Phillip Rhodes performing at the Mission Estate Chapel in 2014 with pianist Catherine Norton. Photo / File
Henare and Pam O'Keefe have only one wish for this year - to see their baritone foster son perform at prestigious Covent Garden.
The community stalwart tears up when he thinks about how far Phillip Rhodes has come.
"Pam and I are extremely proud. What he has achieved is quiteextraordinary and Covent Garden is the pinnacle. Despite the odds being stacked against him and all those dark places he has been to, he has come up trumps every time and to achieve what he has achieved ..."
"By all accounts, and he is the first to admit this, he should have been a guest of her Majesty's government; druggie, alcoholic, all the signs were certainly there but he's not only broken the cycle he's smashed it to smithereens."
"But that's in the past now -that's behind him," Henare says.
"He's not only enriched his own life and that of his family but also all those who get to hear his magnificent voice on the stages of the opera houses of the world."
Rhodes will perform the role of torero, and romantic figure Escamillo, in the opera Carmen, from July 16 to 20.
It will be a launching pad in what has already been a successful career.
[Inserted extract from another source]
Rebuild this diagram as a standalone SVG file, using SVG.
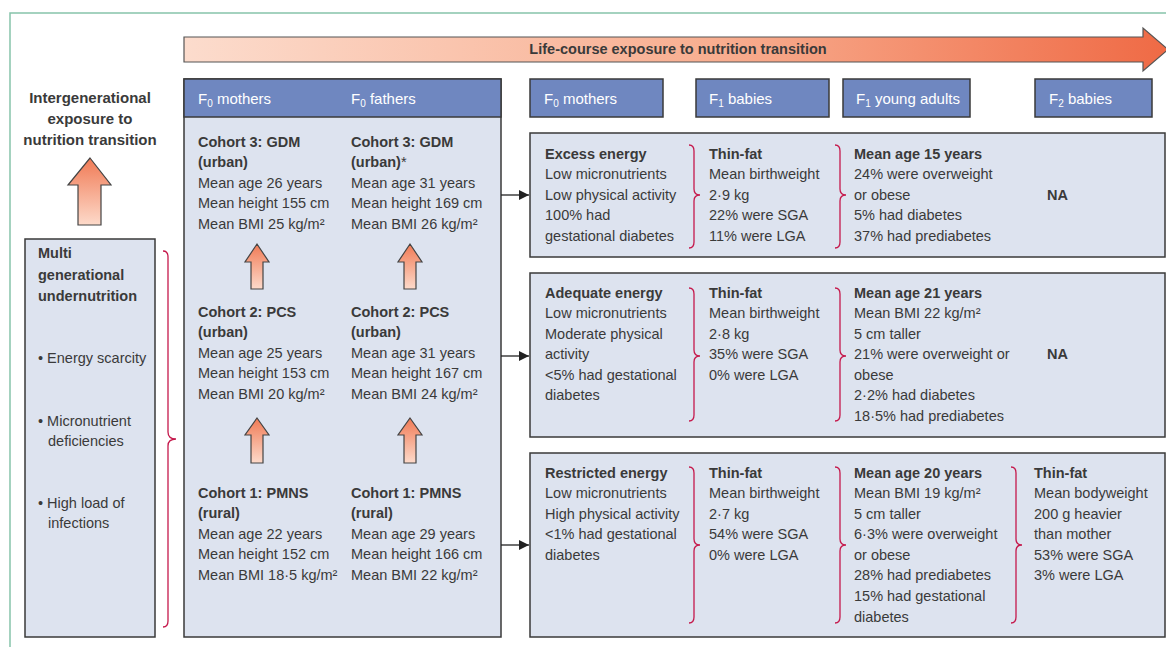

"I didn't ever expect it would go to this level. I didn't think I would get to Covent Garden. I had the ambition to, but well, that's like playing for the All Blacks at Tottenham - that's how it feels to me anyway, and that's the level of importance that I have put on it.
"Any Kiwi that comes out of little old New Zealand, and can get in there, I'm very proud of and I feel I am also equally proud of myself for getting there."
While it is not the first time he has sung the role, he hopes to at least meet, if not exceed the expectation associated with it.
"I'm really excited, and nervous. But mostly pretty excited about the opportunity just to be there, standing on the stage where a lot of the greats have stood."
Rhodes, who now lives in North Wales with his wife and two young children, never thought his life would take the direction it has.
"[Music has] given me something to chase really. I didn't have much ambition before, I certainly didn't have the ambition to leave NZ but it has opened the world to me and that's the only way I can describe it and I'm grateful for it."
Rhodes is quick to deflect any praise, however. The only reason he speaks publicly is to give others hope.
"... to spread the message that if I can do it, you can do it. It may be harder, but you can do it, you can achieve what you want."
When Phillip was 10, he and his five younger sisters went from pillar to post after their father, an alcoholic who abused his children, died.
That was until the O'Keefes welcomed them in with open arms.
"I tell people that in my life I had for a father one of the worst you could imagine, but then as my life came along, all of these fatherly figures have heavily influenced my life but done it like a father; giving, loving, and I've benefited from that," Rhodes says.
"I guess that's really just community and I've been lucky to meet some of the best ones in our community."
"It would mean everything" for Rhodes to have his Mum and Dad sitting in the audience.
"Hopefully for them, they can look at each other and say that 'we had a big hand in this' and should it all go well and 1000 people are cheering and entertained, they can feel how their efforts in helping to raise me have gone further than just that."
For Henare, the emotion associated with seeing his son perform at Covent Garden has already come, despite not knowing if he will be able to make it over.
"That is our dream. We would love to make that journey. It would be something else - to be sitting in Covent Garden .... to see him standing where all the greats have stood. Words cannot describe how we feel and we are not there yet.
"We've often said to him, it's not about you. When you stand up there and your dulcet tones ring out, you give others hope. Because you have shown with hard work, and the right support, anything is possible."